|April 25, 2013
Budget sequestion puts an end to Youth Conservation Corps
For the past three summers, the Creston Fish Hatchery, and Confederated Salish and Kootenai Tribes, along with Salish Kootenai College, has sponsored the Youth Conservation Corps(YCC), which provided more than 30 summer jobs for high school students. The program exposed local students to natural resource management careers and provided hands-on experience to demanding outdoors work.
“Due to federal budget cuts, Flathead Indian Reservation youth will lose the opportunity to gain valuable work experience in the outdoors this summer,” said Rich Janssen, Department Head of Tribal Natural Resources.
In years past, CSKT YCC summer employees worked with the Natural Resource Department, the FWS National Bison Range, and Salish Kootenai College.
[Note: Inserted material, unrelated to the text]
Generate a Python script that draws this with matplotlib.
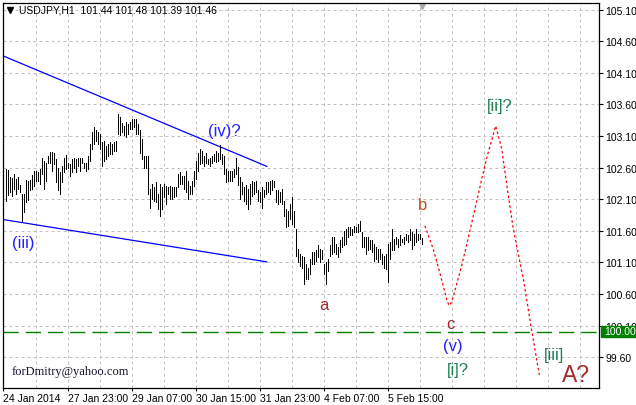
import matplotlib
matplotlib.use("Agg")
import matplotlib.pyplot as plt
from matplotlib.patches import Rectangle

# USDJPY H1, first bar = 24 Jan 2014 16:00 (high / low per bar)
highs = [
    102.58, 102.56, 102.45, 102.44, 102.50, 102.42, 102.45, 102.33, 102.18, 102.18,
    102.41, 102.39, 102.41, 102.48, 102.55, 102.55, 102.53, 102.58, 102.76, 102.71,
    102.68, 102.79, 102.85, 102.85, 102.83, 102.74, 102.60, 102.53, 102.63, 102.75,
    102.80, 102.68, 102.66, 102.74, 102.75, 102.74, 102.75, 102.75, 102.76, 102.68,
    102.68, 102.79, 102.97, 103.17, 103.24, 103.19, 103.17, 103.13, 103.00, 103.03,
    102.94, 102.97, 103.00, 102.97, 103.00, 103.03, 103.45, 103.41, 103.31, 103.26,
    103.32, 103.29, 103.32, 103.37, 103.37, 103.37, 103.29, 103.19, 103.05, 102.79,
    102.79, 102.79, 102.26, 102.34, 102.29, 102.37, 102.18, 102.34, 102.29, 102.34,
    102.31, 102.29, 102.31, 102.29, 102.29, 102.29, 102.50, 102.53, 102.47, 102.47,
    102.55, 102.39, 102.31, 102.39, 102.55, 102.71, 102.84, 102.90, 102.87, 102.79,
    102.84, 102.74, 102.76, 102.79, 102.82, 102.87, 102.84, 102.96, 102.82, 102.79,
    102.58, 102.55, 102.55, 102.55, 102.58, 102.76, 102.61, 102.45, 102.37, 102.29,
    102.32, 102.26, 102.34, 102.39, 102.37, 102.39, 102.24, 102.21, 102.29, 102.24,
    102.37, 102.37, 102.39, 102.41, 102.39, 102.24, 102.24, 102.21, 102.26, 102.08,
    101.95, 101.92, 102.02, 102.13, 101.92, 101.63, 101.31, 101.23, 101.21, 101.18,
    101.08, 101.02, 101.16, 101.26, 101.26, 101.29, 101.37, 101.31, 101.29, 101.08,
    101.10, 101.16, 101.37, 101.50, 101.50, 101.39, 101.34, 101.45, 101.50, 101.60,
    101.63, 101.66, 101.66, 101.63, 101.68, 101.66, 101.71, 101.76, 101.58, 101.50,
    101.50, 101.50, 101.45, 101.45, 101.39, 101.34, 101.31, 101.31, 101.23, 101.21,
    101.23, 101.39, 101.42, 101.63, 101.47, 101.50, 101.47, 101.53, 101.47, 101.50,
    101.55, 101.53, 101.63, 101.58, 101.55, 101.63, 101.55, 101.55, 101.48,
]
lows = [
    102.08, 102.17, 102.21, 102.15, 102.27, 102.18, 102.27, 102.21, 101.76, 101.90,
    102.06, 102.09, 102.25, 102.26, 102.31, 102.39, 102.39, 102.34, 102.50, 102.26,
    102.39, 102.68, 102.68, 102.54, 102.66, 102.37, 102.24, 102.18, 102.37, 102.53,
    102.58, 102.60, 102.47, 102.53, 102.60, 102.53, 102.63, 102.55, 102.68, 102.60,
    102.55, 102.58, 102.71, 102.90, 102.97, 103.03, 102.97, 102.90, 102.63, 102.71,
    102.74, 102.79, 102.82, 102.82, 102.87, 102.87, 103.13, 103.11, 103.16, 103.11,
    103.08, 103.13, 103.21, 103.21, 103.24, 103.13, 103.13, 102.84, 102.74, 102.60,
    102.60, 102.18, 101.97, 102.10, 102.08, 102.05, 101.95, 101.83, 101.95, 102.13,
    102.02, 102.18, 102.10, 102.10, 102.13, 102.16, 102.29, 102.34, 102.34, 102.26,
    102.21, 102.11, 102.18, 102.18, 102.31, 102.42, 102.55, 102.66, 102.68, 102.63,
    102.68, 102.66, 102.63, 102.68, 102.71, 102.69, 102.71, 102.74, 102.66, 102.50,
    102.37, 102.39, 102.39, 102.39, 102.45, 102.50, 102.32, 102.11, 102.18, 102.08,
    102.02, 101.95, 102.02, 102.16, 102.18, 102.21, 102.08, 102.05, 101.97, 102.13,
    102.18, 102.21, 102.18, 102.24, 102.29, 102.05, 102.02, 102.05, 102.02, 101.84,
    101.66, 101.68, 101.79, 101.71, 101.66, 101.21, 101.10, 101.05, 101.02, 100.76,
    100.84, 100.84, 100.92, 101.08, 101.08, 101.13, 101.18, 101.10, 101.16, 100.92,
    100.76, 100.97, 101.21, 101.24, 101.26, 101.23, 101.18, 101.26, 101.34, 101.37,
    101.39, 101.50, 101.53, 101.53, 101.58, 101.58, 101.58, 101.60, 101.34, 101.34,
    101.23, 101.29, 101.31, 101.26, 101.13, 101.16, 101.10, 101.16, 101.08, 101.02,
    101.00, 100.79, 101.16, 101.29, 101.29, 101.39, 101.34, 101.37, 101.42, 101.39,
    101.45, 101.42, 101.45, 101.31, 101.37, 101.42, 101.45, 101.47, 101.39,
]

date_ticks = [-1.35, 31, 63, 95, 127, 159, 191]
date_labels = ["24 Jan 2014", "27 Jan 23:00", "29 Jan 07:00", "30 Jan 15:00",
               "31 Jan 23:00", "4 Feb 07:00", "5 Feb 15:00"]
price_ticks = [99.60, 100.10, 100.60, 101.10, 101.60, 102.10, 102.60,
               103.10, 103.60, 104.10, 104.60, 105.10]

# trend channel (bar index, price)
upper_x = [-1.35, 130.6]
upper_y = [104.37, 102.62]
lower_x = [-1.35, 130.5]
lower_y = [101.78, 101.11]

# projected wave path
wave_x = [209.6, 213.8, 217.2, 220.5, 221.6, 223.0, 225.5, 228.0, 232.1, 235.8,
          238.8, 240.8, 245.0, 248.0, 251.3, 253.8, 259.1, 263.0, 266.8]
wave_y = [101.68, 101.31, 100.92, 100.52, 100.42, 100.47, 100.76, 101.05, 101.60, 102.11,
          102.53, 102.79, 103.26, 102.90, 102.16, 101.63, 100.79, 100.02, 99.32]

level = 100.00

labels = ["(iii)", "(iv)?", "a", "b", "c", "(v)", "[i]?", "[ii]?", "[iii]", "A?"]
label_x = [8.9, 109.4, 158.9, 208.4, 222.6, 223.6, 225.9, 246.9, 274.1, 285.1]
label_y = [101.42, 103.19, 100.43, 102.01, 100.14, 99.78, 99.40, 103.59, 99.65, 99.32]
label_color = ["#2020ff", "#2020ff", "#a52a2a", "#c04a22", "#a52a2a", "#2020ff",
               "#1f7f50", "#1f7f50", "#1f7f50", "#a52a2a"]

plt.rcParams["font.family"] = ["Liberation Sans", "DejaVu Sans"]

fig = plt.figure(figsize=(6.36, 4.06), dpi=100)
ax = fig.add_axes([3 / 636, 17 / 406, 596 / 636, 385 / 406])

ax.set_xlim(-1.35, 296.65)
ax.set_ylim(99.114, 105.206)

# grid
for gx in range(15, 297, 16):
    ax.axvline(gx, color="#c0c0c0", lw=0.72, ls=(0, (3, 3)), zorder=0)
for gy in price_ticks:
    ax.axhline(gy, color="#c0c0c0", lw=0.72, ls=(0, (3, 3)), zorder=0)

# bars
idx = list(range(len(highs)))
ax.vlines(idx, lows, highs, color="black", lw=0.72, antialiased=False, zorder=3)

ax.plot(upper_x, upper_y, color="#0000ff", lw=0.9, zorder=2)
ax.plot(lower_x, lower_y, color="#0000ff", lw=0.9, zorder=2)
ax.plot(wave_x, wave_y, color="#ff0000", lw=0.9, ls=(0, (2, 2)), zorder=2)
ax.axhline(level, color="#008000", lw=1.0, ls=(0, (11, 5)), zorder=2)

for t, x, y, c in zip(labels, label_x, label_y, label_color):
    size = 16.5 if t == "A?" else 12
    ax.text(x, y, t, color=c, fontsize=size, ha="center", va="center", zorder=4)

ax.text(3.2, 99.39, "forDmitry@yahoo.com", family="Liberation Serif", fontsize=9,
        color="#141432", ha="left", va="center")

# axes styling
for s in ax.spines.values():
    s.set_color("black")
    s.set_linewidth(0.9)
ax.yaxis.tick_right()
ax.set_yticks(price_ticks)
ax.set_yticklabels(["%.2f" % p for p in price_ticks])
ax.tick_params(axis="y", direction="out", length=3, width=0.8, pad=1.5, labelsize=7.5)
ax.set_xticks(date_ticks)
ax.set_xticklabels(date_labels, ha="left")
ax.tick_params(axis="x", direction="out", length=2.5, width=0.8, pad=1.0, labelsize=7.5)

# header and markers
ax.plot([(10 - 3) / 596], [(389 - 11) / 385], marker="v", color="black", ms=4.5,
        transform=ax.transAxes, clip_on=False)
ax.plot([(421.5 - 3) / 596], [(389 - 6.5) / 385], marker="v", color="#a8a8a8", ms=5,
        transform=ax.transAxes, clip_on=False)
fig.text(19 / 636, 1 - 10.5 / 406, "USDJPY,H1  101.44 101.48 101.39 101.46",
         fontsize=7.5, va="center", ha="left")

# current level marker on the price scale (drawn over the 100.10 label, as in MT4)
fig.add_artist(Rectangle((601 / 636, (406 - 338) / 406), 35 / 636, 11 / 406,
                         transform=fig.transFigure, color="#008000", zorder=5))
fig.text(604 / 636, 1 - 332.5 / 406, "%.2f" % level, color="white", fontsize=7.5,
         va="center", ha="left", zorder=6)

fig.savefig("out.png", dpi=100)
“They helped build bridges in the backcountry, clean and repair campgrounds, and among other things, worked at Salish Point swimming and boating area in Polson,” Janssen said. “They gained valuable experience while improving the outdoor recreational experience for everyone. This is the kind of cut that hurts our entire community by limiting options for our youth.”
Mark Maskill, manager of the USFWS Creston Fish Hatchery, has focused on projects to reconnect youth with nature.
“YCC is an excellent tool to accomplish that. It teaches outdoor skills and an appreciation for natural resources while helping develop good work ethics so they can become more employable. The jobs are always changing, they are working at different locations and they are learning a variety of skills.”
Maskill said the goal of the USFWS is to have similar YCC programs on each of the seven Indian reservations in Montana. The Flathead Reservation was the first to come on board primarily because of its close proximity to the Creston Fish Hatchery.
“Hopefully, this program will come back in the future,” Maskill said.